The average bribe paid in 2009 for public services is €1,355.
But private companies and services also ask for bribes, as 5.3 percent of the people who participated in the survey admitted to have paid an average €1,671 to the private sector.
The study does not include high level corruption cases or big tax evasion schemes, which would put the figures much higher, Mr Syngros stressed.
“Corruption is not something we can’t see or touch. It’s real money, drained away from the real economy. Everybody speaks about recovery, growth, jobs, but without fighting corruption, this won’t work,” he says, urging the European Commission to put pressure on the Greek government to implement a far-reaching anti-corruption strategy.
“So far, the EU was like a spectator in a football match. We need a more active EU, that goes down on the field and is part of developing solutions.”
Back in Athens, Prime Minister George Papandreou acknowledged that “funds are being wasted this very minute into a black hole of mismanagement, corruption and waste.”

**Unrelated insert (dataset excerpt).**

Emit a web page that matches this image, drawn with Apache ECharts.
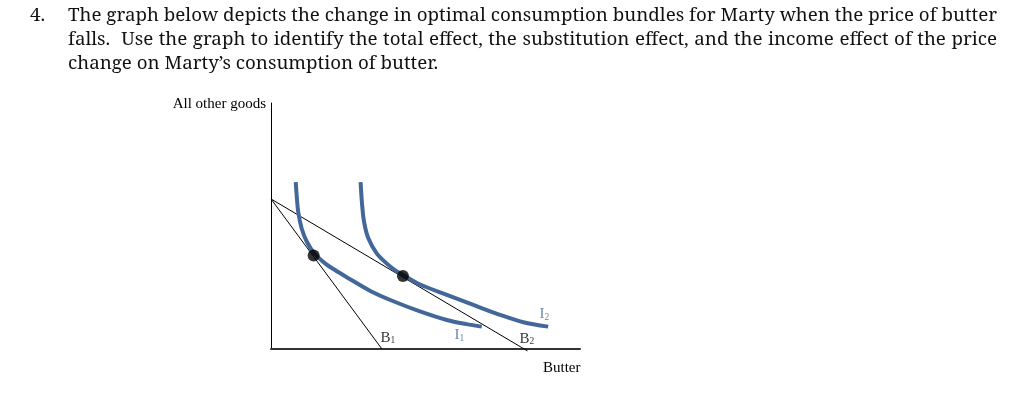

The EU executive is now looking at ways to extend monitoring of anti-corruption efforts in all member states, the EUobserver writes, as government and private corruption scandals ranging from defense contracts in Portugal to companies such as Siemens and Volkswagen continue to pop up.
Transparency International reports a worsening of the corruption perception in most EU countries.
“It’s a question of credibility for the EU: if we present ourselves at international level as upholding a certain standard, we have to do more at home as well. We are now working on a mechanism of periodical reporting on anti-corruption efforts within the EU,” a commission official says.